## WHAT THIS TASK INVOLVES:
Pictures within the data are to be left out; everything else must be reproduced exactly.
* START PROVIDED DATA *
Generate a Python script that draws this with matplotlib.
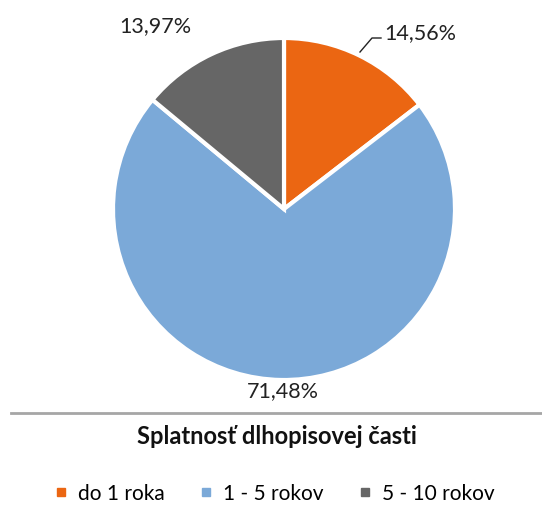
import matplotlib.pyplot as plt
from matplotlib.lines import Line2D

categories = ['do 1 roka', '1 - 5 rokov', '5 - 10 rokov']
values = [14.56, 71.48, 13.97]
colors = ['#EB6612', '#7BA9D8', '#666666']
title = 'Splatnosť dlhopisovej časti'

plt.rcParams['font.family'] = ['Lato', 'DejaVu Sans']

W, H = 542, 506
fig = plt.figure(figsize=(W / 100, H / 100), dpi=100)
ax = fig.add_axes([0, 0, 1, 1])

cx, cy, r = 284, H - 210, 171
ax.pie(values, colors=colors, startangle=90, counterclock=False,
       center=(cx, cy), radius=r, frame=True,
       wedgeprops=dict(edgecolor='white', linewidth=3))
ax.set_xlim(0, W)
ax.set_ylim(0, H)
ax.set_aspect('equal')
ax.axis('off')

lbl = [f'{v:.2f}%'.replace('.', ',') for v in values]
ax.text(384, H - 33, lbl[0], fontsize=15.5, ha='left', va='center', color='#222222')
ax.plot([360, 372, 381], [H - 53, H - 39, H - 39], color='#222222', lw=1)
ax.text(283, H - 391, lbl[1], fontsize=15.5, ha='center', va='center', color='#222222')
ax.text(155, H - 26, lbl[2], fontsize=15.5, ha='center', va='center', color='#222222')

# separator line and title
ax.plot([11, W], [H - 414, H - 414], color='#a6a6a6', lw=2)
ax.text(277, H - 437, title, fontsize=17, fontweight='bold', ha='center', va='center',
        color='#111111')

handles = [Line2D([], [], marker='s', ls='', color=c, markersize=6) for c in colors]
fig.legend(handles, categories, loc='center', bbox_to_anchor=(0.505, 1 - 494 / H),
           ncol=3, frameon=False, fontsize=15, handletextpad=0.4, columnspacing=1.6,
           handlelength=0.8, borderpad=0)

fig.savefig('out.png', dpi=100)
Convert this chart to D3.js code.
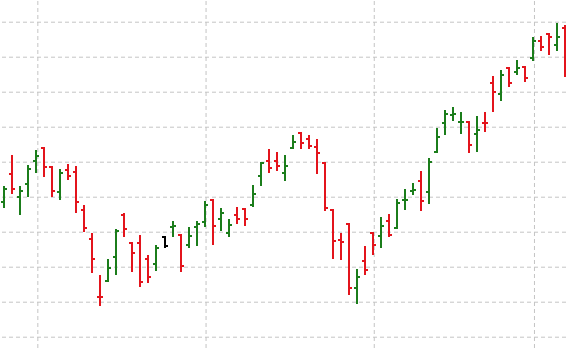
* END PROVIDED DATA *
## TASK RESULT:
Generate a Python script that draws this with matplotlib.
import matplotlib.pyplot as plt
from matplotlib.lines import Line2D

categories = ['do 1 roka', '1 - 5 rokov', '5 - 10 rokov']
values = [14.56, 71.48, 13.97]
colors = ['#EB6612', '#7BA9D8', '#666666']
title = 'Splatnosť dlhopisovej časti'

plt.rcParams['font.family'] = ['Lato', 'DejaVu Sans']

W, H = 542, 506
fig = plt.figure(figsize=(W / 100, H / 100), dpi=100)
ax = fig.add_axes([0, 0, 1, 1])

cx, cy, r = 284, H - 210, 171
ax.pie(values, colors=colors, startangle=90, counterclock=False,
       center=(cx, cy), radius=r, frame=True,
       wedgeprops=dict(edgecolor='white', linewidth=3))
ax.set_xlim(0, W)
ax.set_ylim(0, H)
ax.set_aspect('equal')
ax.axis('off')

lbl = [f'{v:.2f}%'.replace('.', ',') for v in values]
ax.text(384, H - 33, lbl[0], fontsize=15.5, ha='left', va='center', color='#222222')
ax.plot([360, 372, 381], [H - 53, H - 39, H - 39], color='#222222', lw=1)
ax.text(283, H - 391, lbl[1], fontsize=15.5, ha='center', va='center', color='#222222')
ax.text(155, H - 26, lbl[2], fontsize=15.5, ha='center', va='center', color='#222222')

# separator line and title
ax.plot([11, W], [H - 414, H - 414], color='#a6a6a6', lw=2)
ax.text(277, H - 437, title, fontsize=17, fontweight='bold', ha='center', va='center',
        color='#111111')

handles = [Line2D([], [], marker='s', ls='', color=c, markersize=6) for c in colors]
fig.legend(handles, categories, loc='center', bbox_to_anchor=(0.505, 1 - 494 / H),
           ncol=3, frameon=False, fontsize=15, handletextpad=0.4, columnspacing=1.6,
           handlelength=0.8, borderpad=0)

fig.savefig('out.png', dpi=100)
Convert this chart to D3.js code.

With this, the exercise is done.